From the first line of the listing below, retype each line up to and including the one with "import numpy as np"; pictures stay out.
───── DATA SHOWN ─────
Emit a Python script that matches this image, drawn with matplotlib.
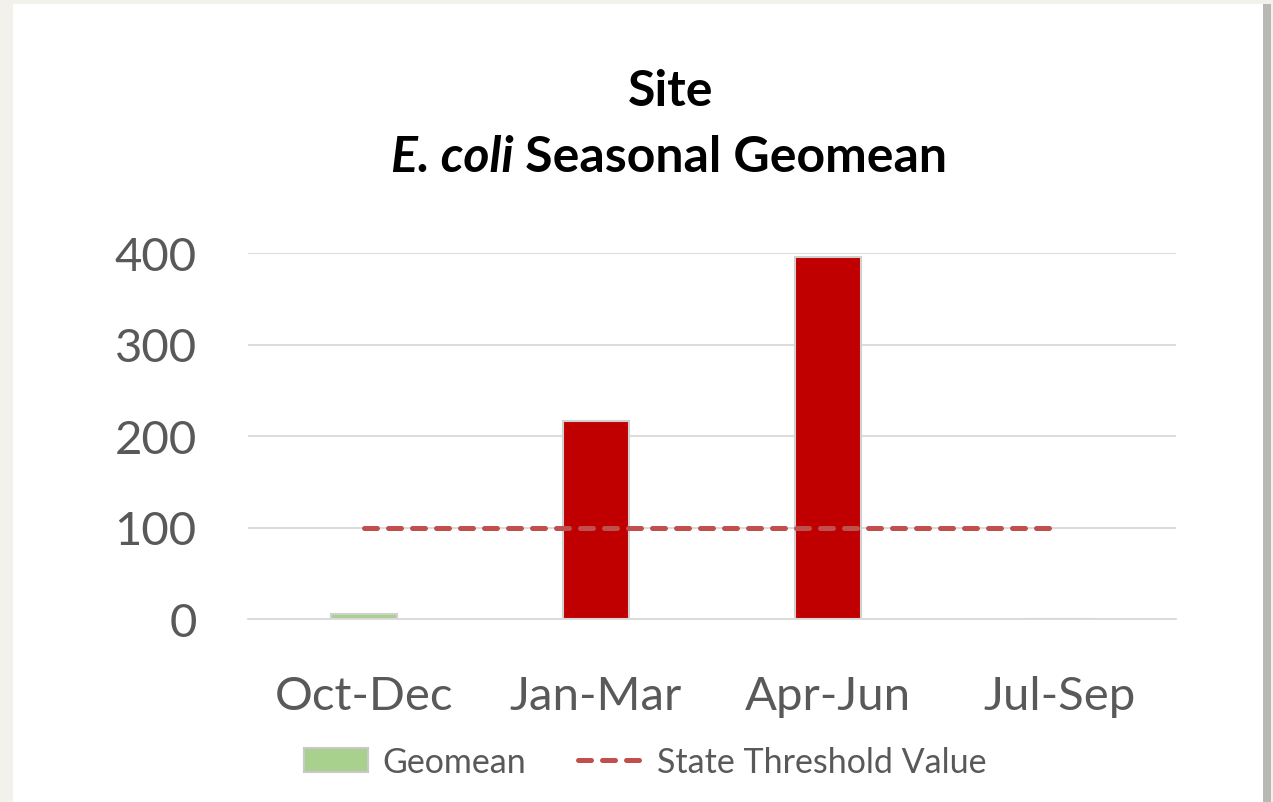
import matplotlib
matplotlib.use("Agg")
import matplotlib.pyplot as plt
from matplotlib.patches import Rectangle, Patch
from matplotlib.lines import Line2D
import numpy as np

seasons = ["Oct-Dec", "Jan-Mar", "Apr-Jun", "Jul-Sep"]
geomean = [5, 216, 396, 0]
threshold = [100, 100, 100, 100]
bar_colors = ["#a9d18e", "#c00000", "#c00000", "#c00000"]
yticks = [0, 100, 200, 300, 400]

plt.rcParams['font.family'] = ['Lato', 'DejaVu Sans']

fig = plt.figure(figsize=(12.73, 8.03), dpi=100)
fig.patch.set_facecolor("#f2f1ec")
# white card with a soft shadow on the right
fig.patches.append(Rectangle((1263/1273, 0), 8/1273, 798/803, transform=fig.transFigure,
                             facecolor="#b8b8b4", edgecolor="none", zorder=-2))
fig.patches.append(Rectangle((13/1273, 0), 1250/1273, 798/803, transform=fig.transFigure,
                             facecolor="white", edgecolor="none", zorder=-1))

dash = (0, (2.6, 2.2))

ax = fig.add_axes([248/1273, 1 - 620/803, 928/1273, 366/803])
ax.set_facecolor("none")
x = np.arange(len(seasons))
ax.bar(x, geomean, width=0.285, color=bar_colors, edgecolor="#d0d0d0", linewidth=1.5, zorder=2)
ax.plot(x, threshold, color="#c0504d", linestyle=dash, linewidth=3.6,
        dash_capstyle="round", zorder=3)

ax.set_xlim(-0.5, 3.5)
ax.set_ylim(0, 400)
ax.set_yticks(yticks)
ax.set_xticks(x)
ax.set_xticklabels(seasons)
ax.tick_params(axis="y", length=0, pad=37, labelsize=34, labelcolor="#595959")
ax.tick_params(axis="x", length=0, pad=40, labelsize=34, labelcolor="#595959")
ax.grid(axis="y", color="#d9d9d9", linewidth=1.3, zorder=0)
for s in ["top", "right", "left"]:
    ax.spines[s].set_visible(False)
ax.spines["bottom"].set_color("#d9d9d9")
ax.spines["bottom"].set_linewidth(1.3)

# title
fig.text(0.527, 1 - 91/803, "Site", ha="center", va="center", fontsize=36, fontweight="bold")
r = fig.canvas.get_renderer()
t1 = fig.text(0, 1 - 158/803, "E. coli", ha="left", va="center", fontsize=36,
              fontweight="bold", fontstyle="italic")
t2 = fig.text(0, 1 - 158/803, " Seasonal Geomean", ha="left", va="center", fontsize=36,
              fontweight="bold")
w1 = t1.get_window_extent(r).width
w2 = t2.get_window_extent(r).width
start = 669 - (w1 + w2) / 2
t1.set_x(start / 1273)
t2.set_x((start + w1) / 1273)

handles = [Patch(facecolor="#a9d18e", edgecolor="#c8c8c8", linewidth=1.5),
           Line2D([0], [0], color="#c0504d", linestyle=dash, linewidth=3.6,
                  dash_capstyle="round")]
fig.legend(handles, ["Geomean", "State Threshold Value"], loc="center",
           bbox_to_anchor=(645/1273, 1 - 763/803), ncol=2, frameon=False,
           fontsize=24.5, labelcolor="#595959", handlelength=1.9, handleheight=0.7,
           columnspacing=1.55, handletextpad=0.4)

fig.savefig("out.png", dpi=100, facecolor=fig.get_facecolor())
─────
EXERCISE SOLUTION:
Emit a Python script that matches this image, drawn with matplotlib.
import matplotlib
matplotlib.use("Agg")
import matplotlib.pyplot as plt
from matplotlib.patches import Rectangle, Patch
from matplotlib.lines import Line2D
import numpy as np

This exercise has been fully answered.